Nearly all statistical methods are based on the premise that meaningful descriptions of an underlying population can be derived from a subset of the population, or sample. The efficiency of a sample is (mostly) dependent on three parameters: the shape of the population distribution, the size of the sample and the degree to which values in the population are related (autocorrelation). A population with a simple distribution, such as the normal, can be characterized with a smaller sample than more complex distributions. The effect of sample size makes intuitive sense: more observations (e.g. larger sample) will give a better description of the population, regardless of distribution. Characterization of populations with a low degree of autocorrelation require relatively larger samples as compared to populations with a high degree of autocorrelation.
The normal distribution, with a mean of 12% and standard deviation of 2%. Vertical lines mark the mean +/- 1 standard deviation.
For the sake of demonstration, lets pretend that we know some details about the population of possible clay contents associated with all A horizons, within a given soil series: the distribution shape is approximately normal, has a mean of 12% and a standard deviation of 2%. We can simulate these conditions by drawing a large number (1,000) of samples from the normal distribution. Having “access” to the clay content population is analogous to collecting all pixels (e.g. slope values) that overlap with a collection of map unit polygons. Next, draw a small sample (5% of the observations) from the population. This is analogous to the approach used by the MU summary reports: selecting pixels at a constant sampling density of approximately 1-5 points per acre.

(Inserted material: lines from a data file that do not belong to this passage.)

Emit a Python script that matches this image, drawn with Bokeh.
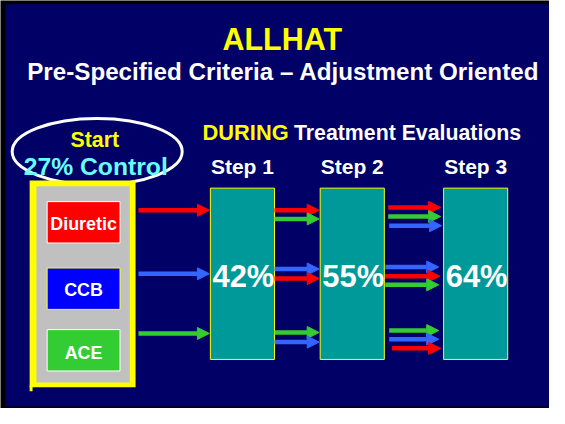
from bokeh.plotting import figure
from bokeh.models import Range1d, Arrow, NormalHead
from bokeh.core.properties import value
from bokeh.embed import file_html
from bokeh.resources import INLINE

# ---- data ----
title = "ALLHAT"
subtitle = "Pre-Specified Criteria \u2013 Adjustment Oriented"
start_label = "Start"
start_control = "27% Control"
during_word = "DURING"
during_rest = "Treatment Evaluations"
regimens = ["Diuretic", "CCB", "ACE"]
steps = ["Step 1", "Step 2", "Step 3"]
step_control = ["42%", "55%", "64%"]
# arrow colour order per row, between stages
arrows_into_step1 = [["Diuretic"], ["CCB"], ["ACE"]]
arrows_step1_to_2 = [["Diuretic", "ACE"], ["CCB", "Diuretic"], ["ACE", "CCB"]]
arrows_step2_to_3 = [["Diuretic", "ACE", "CCB"], ["CCB", "Diuretic", "ACE"], ["ACE", "CCB", "Diuretic"]]

# ---- styles / layout ----
NAVY = "#000066"
TEAL = "#009999"
FONT = value("Liberation Sans")
reg_fill = {"Diuretic": "#FF0000", "CCB": "#0000FF", "ACE": "#33CC33"}
reg_edge = {"Diuretic": "white", "CCB": "#FFFF00", "ACE": "white"}
arrow_col = {"Diuretic": "#FF0000", "CCB": "#3366FF", "ACE": "#33CC33"}

W, H = 565, 424
p = figure(width=549, height=408, x_range=Range1d(0, W), y_range=Range1d(H, 0),
           output_backend="svg", toolbar_location=None, min_border=0)
p.axis.visible = False
p.grid.visible = False
p.outline_line_color = None
p.background_fill_color = "black"
p.border_fill_color = "black"

# background panel
p.quad(left=5, right=W, top=4, bottom=422, fill_color=NAVY, line_color=None)

fs = 0.967
K = 0.33
def txt(x, y, s, size, color, align="center"):
    p.text(x=[x], y=[y - K * size], text=[s], text_font=FONT, text_font_style="bold",
           text_font_size=f"{size*fs:.1f}px", text_color=color,
           text_align=align, text_baseline="alphabetic")

txt(290, 50, title, 31.5, "#FFFF00")
txt(291, 82, subtitle, 25, "white")

# start ellipse
p.ellipse(x=[99.5], y=[157], width=[175], height=[69], fill_color=None,
          line_color="white", line_width=3)
txt(97, 152, start_label, 22, "#FFFF00")
txt(98, 181, start_control, 25.5, "#66FFFF")

# regimen frame
p.quad(left=30, right=139, top=187, bottom=402, fill_color="#FFFF00", line_color=None)
p.quad(left=30, right=33, top=400, bottom=406, fill_color="#FFFF00", line_color=None)
p.quad(left=37, right=133, top=193, bottom=397, fill_color="#C0C0C0", line_color=None)
reg_top = [209, 278, 342]
reg_base = [238, 307, 372]
for i, r in enumerate(regimens):
    p.quad(left=48, right=123, top=reg_top[i], bottom=reg_top[i] + 43,
           fill_color=reg_fill[r], line_color=reg_edge[r], line_width=1)
    txt(85.5, reg_base[i], r, 18.5, "white")

# header
txt(208, 145, during_word, 22.5, "#FFFF00", "left")
txt(302, 145, during_rest, 22, "white", "left")

box_left = [216, 329, 456]
box_w = 66
for i, s in enumerate(steps):
    cx = box_left[i] + box_w / 2
    txt(cx, 180, s, 21.7, "white")
    p.quad(left=box_left[i], right=box_left[i] + box_w, top=195, bottom=373,
           fill_color=TEAL, line_color="#FFFF00", line_width=1)
    txt(cx + 1, 297, step_control[i], 32, "white")

def arrow(x0, x1, y, color):
    p.add_layout(Arrow(x_start=x0, y_start=y, x_end=x1, y_end=y,
                       line_color=color, line_width=4.5,
                       end=NormalHead(size=12, fill_color=color, line_color=color, line_width=1)))

row_y1 = [218, 284, 346]
for i, grp in enumerate(arrows_into_step1):
    arrow(142, 215, row_y1[i], arrow_col[grp[0]])

row_y2 = [[218, 227], [279, 289], [345, 355]]
for i, grp in enumerate(arrows_step1_to_2):
    for j, r in enumerate(grp):
        arrow(282, 328, row_y2[i][j], arrow_col[r])

row_y3 = [[215, 224.5, 234], [277, 286.5, 295.5], [343, 352, 361.5]]
x3s = [[399, 399, 400], [396, 396, 396], [400, 400, 403]]
x3e = [[453, 453, 454], [451, 452, 451], [451, 451, 453]]
for i, grp in enumerate(arrows_step2_to_3):
    for j, r in enumerate(grp):
        arrow(x3s[i][j], x3e[i][j], row_y3[i][j], arrow_col[r])

open("out.html", "w").write(file_html(p, INLINE))
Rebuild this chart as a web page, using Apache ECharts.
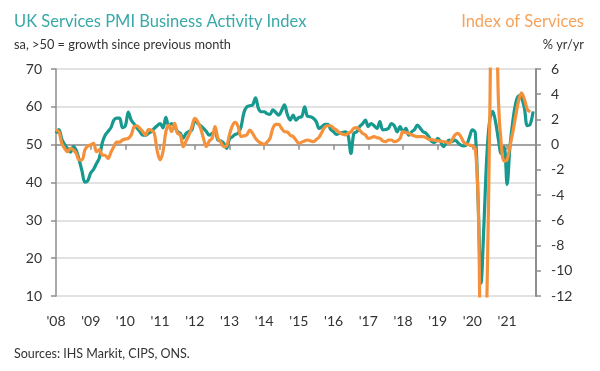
<!DOCTYPE html>
<html>
<head>
<meta charset="utf-8">
<script src="https://cdn.jsdelivr.net/npm/echarts@6/dist/echarts.min.js"></script>
<style>
  html, body { margin: 0; padding: 0; background: #ffffff; }
  #chart { width: 600px; height: 371px; }
</style>
</head>
<body>
<div id="chart"></div>
<script>
// Monthly categories: Jan 2008 .. Nov 2021
const startYear = 2008;
const monthCount = 167;
const months = [];
for (let k = 0; k < monthCount; k++) {
  const y = startYear + Math.floor(k / 12);
  const m = (k % 12) + 1;
  months.push(y + '-' + (m < 10 ? '0' + m : m));
}
const yearLabels = ["'08", "'09", "'10", "'11", "'12", "'13", "'14", "'15", "'16", "'17", "'18", "'19", "'20", "'21"];

// UK Services PMI Business Activity Index (sa, >50 = growth), Jan 2008 .. Oct 2021
const pmi = [
  53.0, 54.0, 51.5, 50.0, 49.0, 48.0, 49.5, 48.5, 46.0, 43.0, 40.1, 40.5,
  42.5, 43.5, 45.0, 46.5, 50.5, 52.5, 53.5, 54.5, 56.5, 57.0, 57.0, 54.5,
  55.0, 58.6, 56.5, 55.5, 54.4, 53.5, 52.5, 52.5, 53.0, 53.5, 54.3, 55.0,
  55.6, 54.4, 57.2, 55.0, 55.6, 54.8, 53.5, 53.0, 51.7, 53.0, 53.5, 53.9,
  56.5, 55.6, 55.0, 54.3, 53.5, 52.5, 53.0, 53.4, 51.2, 51.0, 50.4, 49.0,
  51.5, 52.1, 52.7, 53.0, 54.7, 58.5, 60.0, 60.3, 60.5, 62.4, 59.6, 58.7,
  58.7, 58.2, 58.0, 59.2, 58.5, 57.8, 59.0, 60.5, 58.0, 56.5, 57.8, 56.5,
  57.2, 57.4, 60.0, 57.5, 57.4, 57.0, 56.1, 54.3, 54.8, 55.4, 55.4, 54.0,
  53.4, 52.7, 53.0, 53.2, 53.4, 52.5, 47.7, 53.0, 53.4, 54.8, 55.5, 56.5,
  54.8, 55.6, 55.0, 54.3, 56.1, 53.9, 54.0, 54.3, 55.6, 55.0, 53.4, 54.8,
  53.4, 54.3, 52.5, 53.4, 54.0, 55.2, 54.3, 53.4, 53.0, 52.0, 50.8, 50.6,
  51.7, 50.8, 49.5, 50.5, 51.2, 50.8, 51.2, 50.5, 49.9, 49.7, 50.0, 52.0,
  53.9, 53.2, 34.5, 13.4, 29.0, 47.1, 56.5, 58.8, 56.1, 51.4, 47.6, 49.4,
  39.5, 49.5, 56.3, 61.0, 62.9, 62.4, 59.6, 55.0, 55.4, 58.8
];

// Index of Services, % yr/yr (right axis), Jan 2008 .. Sep 2021
const ios = [
  1.16, 1.03, 0.11, -0.3, -0.56, -0.29, -0.42, -0.69, -1.2, -1.2, -0.42, -0.1,
  -0.03, 0.1, -0.56, -0.42, -0.82, -0.85, -1.08, -0.6, -0.16, 0.2, 0.2, 0.37,
  0.45, 0.5, 0.77, 1.43, 1.5, 1.3, 1.03, 0.77, 1.2, 1.16, 0.9, -0.5,
  -1.2, -0.56, 1.03, 1.56, 1.03, 1.69, 0.9, 0.77, -0.16, 0.3, 0.77, 1.43,
  2.09, 1.82, 1.3, 0.5, -0.16, 0.3, 0.5, 1.43, 0.5, 0.2, -0.16, -0.1,
  0.8, 1.5, 1.77, 1.43, 0.64, 0.7, 0.77, 1.16, 0.9, 0.5, 0.25, 0.11,
  0.03, 0.2, 0.5, 1.3, 1.61, 1.61, 1.3, 1.03, 1.0, 0.75, 0.64, 0.37,
  0.11, 0.2, 0.3, 0.37, 0.3, 0.24, 0.4, 0.6, 1.0, 1.4, 1.5, 1.5,
  1.3, 1.16, 0.95, 0.85, 0.77, 0.9, 1.03, 1.3, 1.35, 1.16, 0.9, 0.77,
  0.5, 0.55, 0.64, 0.55, 0.5, 0.3, 0.24, 0.37, 0.37, 0.24, 0.3, 0.5,
  1.03, 0.95, 0.9, 0.77, 0.7, 0.64, 0.64, 0.64, 0.55, 0.42, 0.4, 0.35,
  0.3, 0.28, 0.24, 0.2, 0.11, 0.4, 0.77, 0.9, 0.64, 0.2, 0.05, -0.03,
  -0.1, -0.3, -4.5, -18, -20, -12.5, 2, 15, 14, 3.5, 0, -1.3,
  -1.2, -0.1, 1.0, 2.3, 3.5, 4.1, 3.6, 2.8, 2.6
];

const FONT = 'Lato';
const axisGray = '#8e8e8e';
const textDark = '#333333';

const chart = echarts.init(document.getElementById('chart'), null, { renderer: 'canvas' });
const yearTick = function (index) { return index % 12 === 0; };

chart.setOption({
  animation: false,
  backgroundColor: '#ffffff',
  textStyle: { fontFamily: FONT },
  grid: { left: 56, right: 64, top: 69, bottom: 75 },
  graphic: [
    { type: 'text', x: 14, y: 22, style: { text: 'UK Services PMI Business Activity Index', fill: '#38a9a7', fontSize: 16.5, fontFamily: FONT, align: 'left', verticalAlign: 'middle' } },
    { type: 'text', x: 14, y: 45, style: { text: 'sa, >50 = growth since previous month', fill: textDark, fontSize: 12.8, fontFamily: FONT, align: 'left', verticalAlign: 'middle' } },
    { type: 'text', x: 584, y: 22, style: { text: 'Index of Services', fill: '#f6a35d', fontSize: 16.5, fontFamily: FONT, align: 'right', verticalAlign: 'middle' } },
    { type: 'text', x: 584, y: 45, style: { text: '% yr/yr', fill: textDark, fontSize: 12.8, fontFamily: FONT, align: 'right', verticalAlign: 'middle' } },
    { type: 'text', x: 14, y: 354, style: { text: 'Sources: IHS Markit, CIPS, ONS.', fill: textDark, fontSize: 12.5, fontFamily: FONT, align: 'left', verticalAlign: 'middle' } }
  ],
  xAxis: {
    type: 'category',
    data: months,
    boundaryGap: false,
    axisLine: { lineStyle: { color: axisGray, width: 1.5 } },
    axisTick: { interval: yearTick, length: 5, lineStyle: { color: axisGray, width: 1.5 } },
    axisLabel: {
      interval: yearTick,
      formatter: function (v, i) { return yearLabels[Math.round(i / 12)]; },
      margin: 18, fontSize: 14, color: textDark, fontFamily: FONT
    },
    splitLine: { show: false }
  },
  yAxis: [
    {
      type: 'value', min: 10, max: 70, interval: 10, position: 'left',
      axisLine: { show: true, lineStyle: { color: axisGray, width: 1.5 } },
      axisTick: { show: true, length: 5, lineStyle: { color: axisGray, width: 1.5 } },
      axisLabel: { margin: 14, fontSize: 14, color: textDark, fontFamily: FONT },
      splitLine: { show: true, lineStyle: { color: '#d9d9d9', width: 1.5 } }
    },
    {
      type: 'value', min: -12, max: 6, interval: 2, position: 'right',
      axisLine: { show: true, lineStyle: { color: axisGray, width: 2 } },
      axisTick: { show: true, length: 5, lineStyle: { color: axisGray, width: 1.5 } },
      axisLabel: { margin: 15, fontSize: 14, color: textDark, fontFamily: FONT },
      splitLine: { show: false }
    }
  ],
  series: [
    {
      name: 'UK Services PMI', type: 'line', data: pmi, yAxisIndex: 0,
      smooth: 0.35, showSymbol: false, clip: true,
      lineStyle: { color: '#17998f', width: 3.2 }
    },
    {
      name: 'Index of Services', type: 'line', data: ios, yAxisIndex: 1,
      smooth: 0.35, showSymbol: false, clip: true,
      lineStyle: { color: '#f5913b', width: 3.2 }
    }
  ]
});
</script>
</body>
</html>
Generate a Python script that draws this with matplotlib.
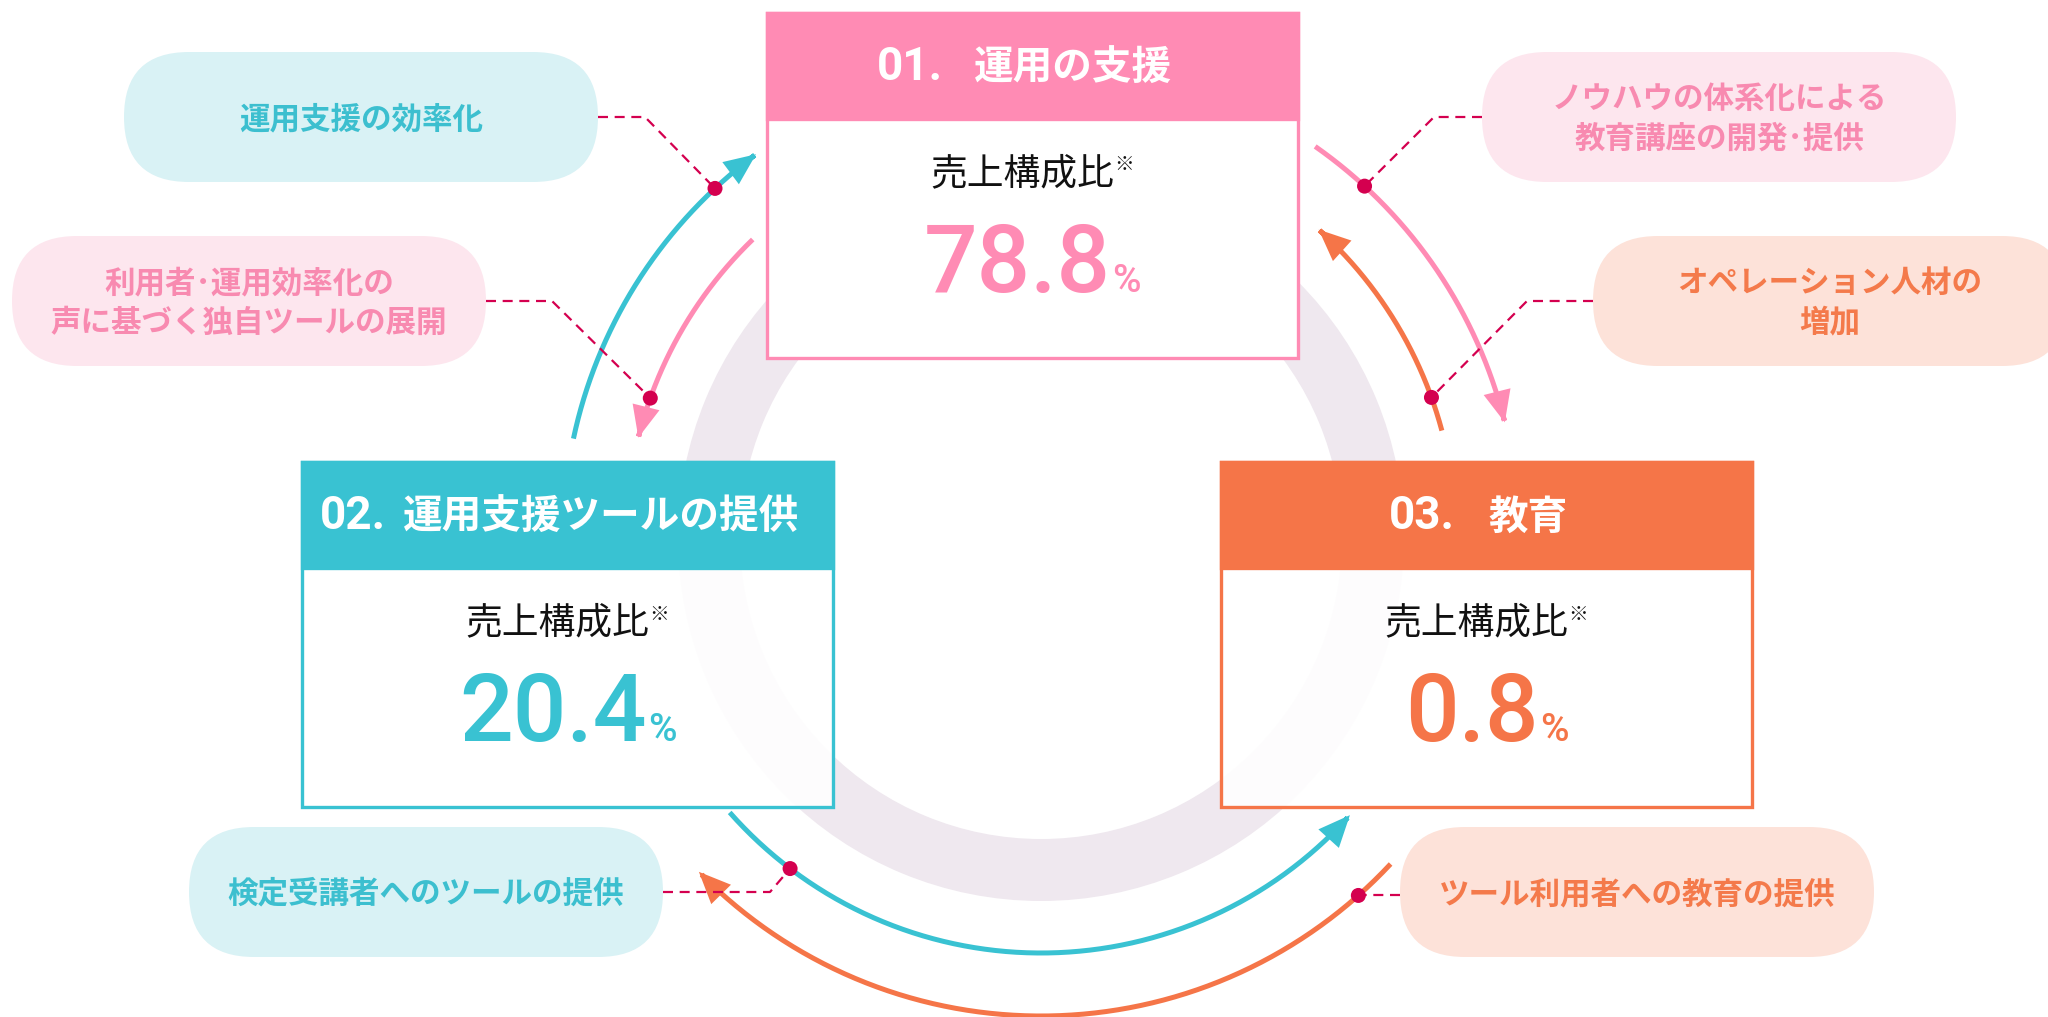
import numpy as np
import matplotlib
matplotlib.use('Agg')
import matplotlib.pyplot as plt
from matplotlib.patches import FancyBboxPatch, Rectangle, Wedge, FancyArrowPatch, Circle
from matplotlib.path import Path
from matplotlib.offsetbox import TextArea, HPacker, AnnotationBbox

JP = ['Noto Sans CJK JP', 'DejaVu Sans']
NUM = ['Roboto', 'DejaVu Sans']

# ---------------- data ----------------
seg_numbers = ['01.', '02.', '03.']
seg_names = ['運用の支援', '運用支援ツールの提供', '教育']
seg_shares = [78.8, 20.4, 0.8]
share_caption = '売上構成比'
share_mark = '※'

callout_texts = ['運用支援の効率化',
                 '利用者･運用効率化の\n声に基づく独自ツールの展開',
                 'ノウハウの体系化による\n教育講座の開発･提供',
                 'オペレーション人材の\n増加',
                 '検定受講者へのツールの提供',
                 'ツール利用者への教育の提供']
callout_seg = [1, 0, 0, 2, 1, 2]

# flows (arcs around the central ring)
flow_seg = [1, 0, 0, 2, 1, 2]
flow_start_deg = [168, 134, 55, 15, 221.4, -43]
flow_end_deg = [126.6, 166, 14, 48, 318.1, -135.7]
flow_outer = [True, False, True, False, False, True]
dot_deg = [133, 160.3, 47.4, 19.8, 232.8, -48.4]

# ---------------- style / layout ----------------
seg_colors = ['#FF8BB4', '#39C2D2', '#F57548']
pill_bg = ['#FDE6EE', '#D9F2F5', '#FDE2D9']
pill_fg = ['#F88AB0', '#3CBFCF', '#F47A4B']
dot_color = '#D4004F'
ring_color = '#EFE8EF'

W, H = 2048, 1017
fig = plt.figure(figsize=(W / 100, H / 100), dpi=100)
ax = fig.add_axes([0, 0, 1, 1])
ax.set_xlim(0, W)
ax.set_ylim(H, 0)
ax.axis('off')

cx, cy = 1041, 538
r_out, r_in = 478, 415

# background ring
ax.add_patch(Wedge((cx, cy), 363, 0, 360, width=62, facecolor=ring_color,
                   edgecolor='none', zorder=1))

def arc_pts(r, a0, a1, n=200):
    t = np.radians(np.linspace(a0, a1, n))
    return np.column_stack([cx + r * np.cos(t), cy - r * np.sin(t)])

# flows
for s, a0, a1, outer in zip(flow_seg, flow_start_deg, flow_end_deg, flow_outer):
    r = r_out if outer else r_in
    pts = arc_pts(r, a0, a1)
    p = FancyArrowPatch(path=Path(pts),
                        arrowstyle='-|>,head_length=0.55,head_width=0.24',
                        mutation_scale=30, color=seg_colors[s], lw=3.6,
                        zorder=2, joinstyle='miter', capstyle='butt')
    ax.add_patch(p)

# boxes
box_x = [767, 302, 1221]
box_y = [13, 462, 462]
box_w, box_h, head_h = 531, 345, 106
header_gap = [22, 12, 24]
box_alpha = [1.0, 0.9, 0.9]
for i in range(3):
    c = seg_colors[i]
    x0, y0 = box_x[i], box_y[i]
    ax.add_patch(Rectangle((x0, y0), box_w, box_h, facecolor='white',
                           alpha=box_alpha[i], edgecolor='none', zorder=3))
    ax.add_patch(Rectangle((x0, y0), box_w, box_h, facecolor='none',
                           edgecolor=c, lw=2.4, zorder=3.2))
    ax.add_patch(Rectangle((x0, y0), box_w, head_h, facecolor=c,
                           edgecolor=c, lw=2.4, zorder=3.1))
    xc = x0 + box_w / 2
    # header
    t_num = TextArea(seg_numbers[i], textprops=dict(family=NUM, weight='bold',
                                                    size=33, color='white'))
    t_name = TextArea(seg_names[i], textprops=dict(family=JP, weight='bold',
                                                   size=28.5, color='white'))
    hp = HPacker(children=[t_num, t_name], sep=header_gap[i], align='baseline', pad=0)
    ax.add_artist(AnnotationBbox(hp, (xc - 8, y0 + 54), frameon=False,
                                 box_alignment=(0.5, 0.5), zorder=4))
    # caption
    t_cap = TextArea(share_caption, textprops=dict(family=JP, size=26.5, color='#111111'))
    t_mark = TextArea(share_mark, textprops=dict(family=JP, size=14, color='#111111'))
    cp = HPacker(children=[t_cap, t_mark], sep=0, align='top', pad=0)
    ax.add_artist(AnnotationBbox(cp, (xc, y0 + 161), frameon=False,
                                 box_alignment=(0.5, 0.5), zorder=4))
    # share value
    t_val = TextArea(f'{seg_shares[i]:.1f}', textprops=dict(family=NUM, weight='medium',
                                                            size=68, color=c))
    t_pct = TextArea('%', textprops=dict(family=NUM, weight='medium', size=28, color=c))
    vp = HPacker(children=[t_val, t_pct], sep=1, align='baseline', pad=0)
    ax.add_artist(AnnotationBbox(vp, (xc, y0 + 253), frameon=False,
                                 box_alignment=(0.5, 0.5), zorder=4))

# callout pills
pill_x = [124, 12, 1482, 1593, 189, 1400]
pill_y = [52, 236, 52, 236, 827, 827]
pill_w, pill_h = 474, 130
for i, txt in enumerate(callout_texts):
    s = callout_seg[i]
    ax.add_patch(FancyBboxPatch((pill_x[i], pill_y[i]), pill_w, pill_h,
                                boxstyle='round,pad=0,rounding_size=65',
                                facecolor=pill_bg[s], edgecolor='none', zorder=3))
    ax.text(pill_x[i] + pill_w / 2, pill_y[i] + pill_h / 2 + 2, txt,
            family=JP, weight='bold', size=22, color=pill_fg[s],
            ha='center', va='center', multialignment='center',
            linespacing=1.3, zorder=4)

# leaders and dots
leader_side = ['right', 'right', 'left', 'left', 'right', 'left']
corner_x = [645, 552, 1434, 1527, 770, None]
for i in range(6):
    outer = flow_outer[i]
    r = r_out if outer else r_in
    t = np.radians(dot_deg[i])
    dx, dy = cx + r * np.cos(t), cy - r * np.sin(t)
    ey = pill_y[i] + pill_h / 2
    ex = pill_x[i] + pill_w if leader_side[i] == 'right' else pill_x[i]
    if corner_x[i] is None:
        xs, ys = [ex, dx], [dy, dy]
    else:
        xs, ys = [ex, corner_x[i], dx], [ey, ey, dy]
    ax.plot(xs, ys, color=dot_color, lw=1.6, ls=(0, (4.5, 3)), zorder=4.5,
            solid_capstyle='butt')
    ax.add_patch(Circle((dx, dy), 7.5, facecolor=dot_color, edgecolor='none', zorder=5))

fig.savefig('out.png', dpi=100, facecolor='white')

It is clear that a very small sample can adequately describe an underlying population. A larger sample would have been required if the distribution of the population were more complex.
Lets investigate the “stability” of the median as we increase the sample size from 1 to 1,000–using the same A horizon clay content example from above. We will operationally define “stability” as the interval spanning the 5th–95th percentiles of estimated median values over 100 (sampling) replications.
After about 50 samples, we are able to estimate the population median to within approximately 1% clay content (absolute), 90% of the time (e.g. within the 5th–95th percentile interval).
The degree of autocorrelation within a population (and the effect on sampling constraints) is harder to intuit and best demonstrated by example. Consider two simulated time-series type populations generated by processes that have relatively high (0.7) and low (0.01) degrees of autocorrelation.
Clearly, more observations (e.g. a larger sample size) would be required to describe patterns in the lower figure vs. the upper figure.
Spatial patterns also exhibit varying degrees of autocorrelation (spatial autocorrelation). Spatial autocorrelation is closely related to scale: spatial processes that generate finer-scale phenomena such as drainage pattern or surface slope typically exhibit lower spatial autocorrelation than processes that generate coarse-scale phenomena such as climate. Moran’s I is one of the most common methods for quantifying the degree of spatial autocorrelation.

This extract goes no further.